In a classic case of “do as I say, not as I do,” though, Lahan has repeatedly turned down venture funding since launching Cloudinary in 2012. Instead, he and his fellow Israeli co-founders, Nadav Soferman and Tal Lev-Ami, have bootstrapped their Santa Clara, California–based startup to near unicorn status. The company makes software that helps the CIOs of almost 7,500 customers, including household names like Nike, Peloton and Neiman Marcus, manage their online marketing content—think videos, logos and product photographs. Revenue grew by some 40 percent last year, to around $70 million, and the company is worth at least $900 million. Cloudinary has appeared on the Forbes Cloud 100 list each of the last three years.
Lahan says the company simply never needed venture money. The founders came up with the idea for the business while running a consulting firm in Israel that built technology for other startups. The clunky software they had to use to manage videos and photos convinced them to create something better. Their consulting clients were Cloudinary’s first customers, which enabled it to turn a profit as soon as it opened its doors.
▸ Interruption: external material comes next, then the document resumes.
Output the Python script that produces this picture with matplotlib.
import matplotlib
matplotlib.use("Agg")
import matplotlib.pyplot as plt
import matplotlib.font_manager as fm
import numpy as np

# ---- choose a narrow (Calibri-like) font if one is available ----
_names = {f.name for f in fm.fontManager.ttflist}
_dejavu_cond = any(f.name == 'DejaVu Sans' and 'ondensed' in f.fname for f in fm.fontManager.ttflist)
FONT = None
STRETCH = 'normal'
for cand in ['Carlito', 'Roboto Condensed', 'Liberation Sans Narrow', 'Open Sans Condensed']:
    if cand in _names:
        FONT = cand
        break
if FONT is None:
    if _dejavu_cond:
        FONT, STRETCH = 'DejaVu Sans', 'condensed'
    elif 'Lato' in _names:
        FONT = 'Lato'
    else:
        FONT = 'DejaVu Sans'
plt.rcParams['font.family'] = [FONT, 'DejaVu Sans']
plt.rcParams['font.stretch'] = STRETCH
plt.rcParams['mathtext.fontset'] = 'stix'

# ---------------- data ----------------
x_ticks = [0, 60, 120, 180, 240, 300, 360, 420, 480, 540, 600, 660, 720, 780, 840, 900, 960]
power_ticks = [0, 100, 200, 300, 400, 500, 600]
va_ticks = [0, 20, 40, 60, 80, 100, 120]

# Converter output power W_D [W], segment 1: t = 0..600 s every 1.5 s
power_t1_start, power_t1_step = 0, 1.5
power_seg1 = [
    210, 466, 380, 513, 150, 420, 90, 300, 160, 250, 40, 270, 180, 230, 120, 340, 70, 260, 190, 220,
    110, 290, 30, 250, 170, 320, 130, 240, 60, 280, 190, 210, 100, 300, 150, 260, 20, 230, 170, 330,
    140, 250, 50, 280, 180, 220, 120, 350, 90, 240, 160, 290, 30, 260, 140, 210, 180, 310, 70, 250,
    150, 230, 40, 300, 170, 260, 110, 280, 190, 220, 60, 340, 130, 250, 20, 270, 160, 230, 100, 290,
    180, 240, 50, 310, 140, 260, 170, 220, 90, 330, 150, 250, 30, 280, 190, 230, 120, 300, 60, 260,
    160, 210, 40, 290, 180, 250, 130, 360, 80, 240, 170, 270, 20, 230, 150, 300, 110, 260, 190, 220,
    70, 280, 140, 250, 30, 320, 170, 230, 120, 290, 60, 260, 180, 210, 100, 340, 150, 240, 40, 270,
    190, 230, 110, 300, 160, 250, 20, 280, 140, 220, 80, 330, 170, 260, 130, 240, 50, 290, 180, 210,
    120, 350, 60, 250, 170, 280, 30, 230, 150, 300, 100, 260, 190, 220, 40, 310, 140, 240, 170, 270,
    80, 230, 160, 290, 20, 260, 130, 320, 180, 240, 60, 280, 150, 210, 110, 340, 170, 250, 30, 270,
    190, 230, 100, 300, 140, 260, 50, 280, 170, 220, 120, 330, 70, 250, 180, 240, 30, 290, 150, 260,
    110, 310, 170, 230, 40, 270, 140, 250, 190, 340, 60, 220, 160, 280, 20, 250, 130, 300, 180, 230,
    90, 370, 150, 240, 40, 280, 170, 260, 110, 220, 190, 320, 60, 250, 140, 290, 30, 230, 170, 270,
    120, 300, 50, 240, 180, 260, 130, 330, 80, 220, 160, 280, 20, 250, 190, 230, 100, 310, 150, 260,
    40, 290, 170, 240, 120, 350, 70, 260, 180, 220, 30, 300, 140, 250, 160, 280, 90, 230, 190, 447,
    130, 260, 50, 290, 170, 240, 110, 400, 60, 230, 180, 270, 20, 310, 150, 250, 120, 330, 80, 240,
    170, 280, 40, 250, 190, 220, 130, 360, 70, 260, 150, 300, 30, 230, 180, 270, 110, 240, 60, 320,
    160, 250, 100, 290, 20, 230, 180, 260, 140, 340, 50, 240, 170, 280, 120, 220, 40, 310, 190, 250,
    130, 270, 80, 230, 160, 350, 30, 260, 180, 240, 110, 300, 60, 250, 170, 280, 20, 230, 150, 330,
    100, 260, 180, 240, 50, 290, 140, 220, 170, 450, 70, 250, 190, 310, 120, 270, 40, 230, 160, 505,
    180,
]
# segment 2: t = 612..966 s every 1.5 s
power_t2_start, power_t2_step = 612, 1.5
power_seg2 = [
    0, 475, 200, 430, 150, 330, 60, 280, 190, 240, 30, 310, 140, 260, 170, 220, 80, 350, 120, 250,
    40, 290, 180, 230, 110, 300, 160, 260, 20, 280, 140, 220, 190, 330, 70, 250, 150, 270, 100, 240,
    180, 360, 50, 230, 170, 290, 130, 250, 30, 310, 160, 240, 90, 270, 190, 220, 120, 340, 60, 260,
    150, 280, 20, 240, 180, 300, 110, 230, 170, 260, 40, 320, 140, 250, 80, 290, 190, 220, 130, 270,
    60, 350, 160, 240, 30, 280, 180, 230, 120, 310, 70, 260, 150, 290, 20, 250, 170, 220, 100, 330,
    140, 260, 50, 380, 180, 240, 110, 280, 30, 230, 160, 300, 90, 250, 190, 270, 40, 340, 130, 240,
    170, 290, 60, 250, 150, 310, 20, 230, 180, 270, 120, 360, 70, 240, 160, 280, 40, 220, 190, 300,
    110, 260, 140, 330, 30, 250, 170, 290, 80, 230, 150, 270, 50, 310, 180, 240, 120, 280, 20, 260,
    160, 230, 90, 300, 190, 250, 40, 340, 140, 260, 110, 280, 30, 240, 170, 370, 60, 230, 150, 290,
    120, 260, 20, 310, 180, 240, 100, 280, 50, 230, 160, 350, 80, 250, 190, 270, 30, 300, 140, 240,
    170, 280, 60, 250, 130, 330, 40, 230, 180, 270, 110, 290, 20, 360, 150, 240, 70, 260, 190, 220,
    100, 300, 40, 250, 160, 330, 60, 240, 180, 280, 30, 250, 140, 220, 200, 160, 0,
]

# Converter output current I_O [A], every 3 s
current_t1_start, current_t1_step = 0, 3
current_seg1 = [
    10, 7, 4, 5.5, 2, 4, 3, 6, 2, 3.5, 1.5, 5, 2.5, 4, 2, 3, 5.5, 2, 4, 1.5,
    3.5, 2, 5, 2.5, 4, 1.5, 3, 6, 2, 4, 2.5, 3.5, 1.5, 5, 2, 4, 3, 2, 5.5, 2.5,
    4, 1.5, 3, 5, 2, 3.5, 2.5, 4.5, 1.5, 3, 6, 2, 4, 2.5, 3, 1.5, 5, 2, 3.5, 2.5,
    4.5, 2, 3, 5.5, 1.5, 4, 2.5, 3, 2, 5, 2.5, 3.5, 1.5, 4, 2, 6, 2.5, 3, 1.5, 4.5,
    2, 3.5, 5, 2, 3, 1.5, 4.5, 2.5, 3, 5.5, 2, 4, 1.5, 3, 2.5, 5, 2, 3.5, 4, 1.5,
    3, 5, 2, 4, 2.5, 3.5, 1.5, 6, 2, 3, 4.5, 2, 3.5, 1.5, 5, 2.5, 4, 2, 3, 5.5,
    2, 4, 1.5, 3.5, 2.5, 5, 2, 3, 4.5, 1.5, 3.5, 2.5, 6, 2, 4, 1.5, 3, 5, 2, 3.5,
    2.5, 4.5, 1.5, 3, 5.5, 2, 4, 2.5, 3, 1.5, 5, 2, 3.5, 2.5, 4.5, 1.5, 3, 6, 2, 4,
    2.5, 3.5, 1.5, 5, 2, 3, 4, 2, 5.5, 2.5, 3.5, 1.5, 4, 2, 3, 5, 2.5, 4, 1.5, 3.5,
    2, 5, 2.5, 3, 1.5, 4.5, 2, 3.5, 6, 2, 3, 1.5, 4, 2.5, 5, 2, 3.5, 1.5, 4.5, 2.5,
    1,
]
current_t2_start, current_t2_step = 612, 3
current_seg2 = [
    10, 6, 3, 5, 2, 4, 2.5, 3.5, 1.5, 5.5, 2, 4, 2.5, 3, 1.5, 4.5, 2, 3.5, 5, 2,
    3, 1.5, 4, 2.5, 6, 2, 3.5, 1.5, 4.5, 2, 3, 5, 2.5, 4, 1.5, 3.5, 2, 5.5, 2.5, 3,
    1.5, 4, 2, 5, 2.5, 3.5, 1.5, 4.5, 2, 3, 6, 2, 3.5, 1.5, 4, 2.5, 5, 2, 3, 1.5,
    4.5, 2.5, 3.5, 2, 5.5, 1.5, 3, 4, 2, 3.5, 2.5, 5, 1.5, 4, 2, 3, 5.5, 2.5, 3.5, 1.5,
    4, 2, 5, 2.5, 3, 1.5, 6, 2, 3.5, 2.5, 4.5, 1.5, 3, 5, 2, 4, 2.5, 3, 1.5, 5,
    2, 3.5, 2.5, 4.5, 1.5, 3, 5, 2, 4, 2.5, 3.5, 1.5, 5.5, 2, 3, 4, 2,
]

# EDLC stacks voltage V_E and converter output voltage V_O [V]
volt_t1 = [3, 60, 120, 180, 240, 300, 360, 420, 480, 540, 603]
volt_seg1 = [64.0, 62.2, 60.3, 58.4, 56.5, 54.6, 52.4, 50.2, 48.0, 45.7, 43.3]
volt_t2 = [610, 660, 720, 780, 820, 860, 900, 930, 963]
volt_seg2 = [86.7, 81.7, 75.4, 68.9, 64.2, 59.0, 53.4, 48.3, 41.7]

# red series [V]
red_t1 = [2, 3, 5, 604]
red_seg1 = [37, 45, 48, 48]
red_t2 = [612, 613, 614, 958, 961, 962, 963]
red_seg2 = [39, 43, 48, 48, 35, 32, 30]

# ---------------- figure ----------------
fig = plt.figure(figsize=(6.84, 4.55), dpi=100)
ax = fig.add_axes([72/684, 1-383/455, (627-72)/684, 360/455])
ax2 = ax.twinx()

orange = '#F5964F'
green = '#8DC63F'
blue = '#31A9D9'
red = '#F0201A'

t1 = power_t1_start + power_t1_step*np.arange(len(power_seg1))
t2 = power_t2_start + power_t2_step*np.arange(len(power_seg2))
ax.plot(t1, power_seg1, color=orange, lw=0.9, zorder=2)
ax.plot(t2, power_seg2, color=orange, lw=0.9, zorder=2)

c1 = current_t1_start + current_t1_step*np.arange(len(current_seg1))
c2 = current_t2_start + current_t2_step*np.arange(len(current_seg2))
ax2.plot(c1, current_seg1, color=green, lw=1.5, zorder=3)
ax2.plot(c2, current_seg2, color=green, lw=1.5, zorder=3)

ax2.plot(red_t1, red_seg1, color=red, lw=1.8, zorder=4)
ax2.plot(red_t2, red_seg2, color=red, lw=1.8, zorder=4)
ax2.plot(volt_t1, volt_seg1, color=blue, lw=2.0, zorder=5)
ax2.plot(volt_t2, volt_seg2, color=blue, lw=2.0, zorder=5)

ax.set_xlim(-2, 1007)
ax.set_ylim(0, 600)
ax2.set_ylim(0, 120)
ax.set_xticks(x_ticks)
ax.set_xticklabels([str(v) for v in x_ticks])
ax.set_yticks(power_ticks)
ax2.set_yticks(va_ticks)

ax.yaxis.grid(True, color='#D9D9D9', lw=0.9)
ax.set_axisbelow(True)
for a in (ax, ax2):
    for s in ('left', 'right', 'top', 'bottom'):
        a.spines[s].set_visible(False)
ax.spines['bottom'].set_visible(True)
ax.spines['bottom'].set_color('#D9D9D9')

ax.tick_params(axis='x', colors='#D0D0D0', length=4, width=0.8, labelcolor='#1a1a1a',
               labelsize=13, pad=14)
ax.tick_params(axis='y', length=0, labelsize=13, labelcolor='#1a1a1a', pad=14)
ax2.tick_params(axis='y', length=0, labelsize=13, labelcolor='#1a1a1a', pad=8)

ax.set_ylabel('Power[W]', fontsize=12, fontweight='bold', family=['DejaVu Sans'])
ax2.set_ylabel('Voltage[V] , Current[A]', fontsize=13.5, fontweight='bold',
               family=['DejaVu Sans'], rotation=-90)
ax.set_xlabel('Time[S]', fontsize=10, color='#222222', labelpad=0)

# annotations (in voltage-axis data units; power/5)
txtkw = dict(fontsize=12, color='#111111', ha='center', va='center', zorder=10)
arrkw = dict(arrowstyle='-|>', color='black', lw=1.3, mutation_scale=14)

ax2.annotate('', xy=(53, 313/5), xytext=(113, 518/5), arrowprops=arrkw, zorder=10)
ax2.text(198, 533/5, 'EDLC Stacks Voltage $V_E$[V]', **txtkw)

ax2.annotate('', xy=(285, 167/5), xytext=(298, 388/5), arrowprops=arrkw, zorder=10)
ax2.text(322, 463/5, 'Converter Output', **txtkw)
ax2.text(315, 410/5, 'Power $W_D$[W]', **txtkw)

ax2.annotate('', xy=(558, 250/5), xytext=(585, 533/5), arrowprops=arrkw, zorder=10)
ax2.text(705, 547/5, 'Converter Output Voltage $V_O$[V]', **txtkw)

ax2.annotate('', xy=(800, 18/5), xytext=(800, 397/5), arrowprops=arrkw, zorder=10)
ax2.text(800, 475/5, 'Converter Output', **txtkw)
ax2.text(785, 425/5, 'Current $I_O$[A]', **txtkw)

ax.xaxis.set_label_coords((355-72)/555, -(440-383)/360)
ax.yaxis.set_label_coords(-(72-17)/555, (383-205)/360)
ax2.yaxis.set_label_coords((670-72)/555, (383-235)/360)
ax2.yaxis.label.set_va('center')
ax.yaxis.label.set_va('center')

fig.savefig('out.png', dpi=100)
Since then, it has generated enough money—cash flow as measured by Ebitda last year was an estimated $6 million, or about 9 percent of sales—to finance its growth plans every year and to build a 300-person team.
“We were lucky enough early on to grow really fast,” Lahan says. “We were getting money from our customers, and it was more than enough to hit our next-year goals, which were incredibly high.”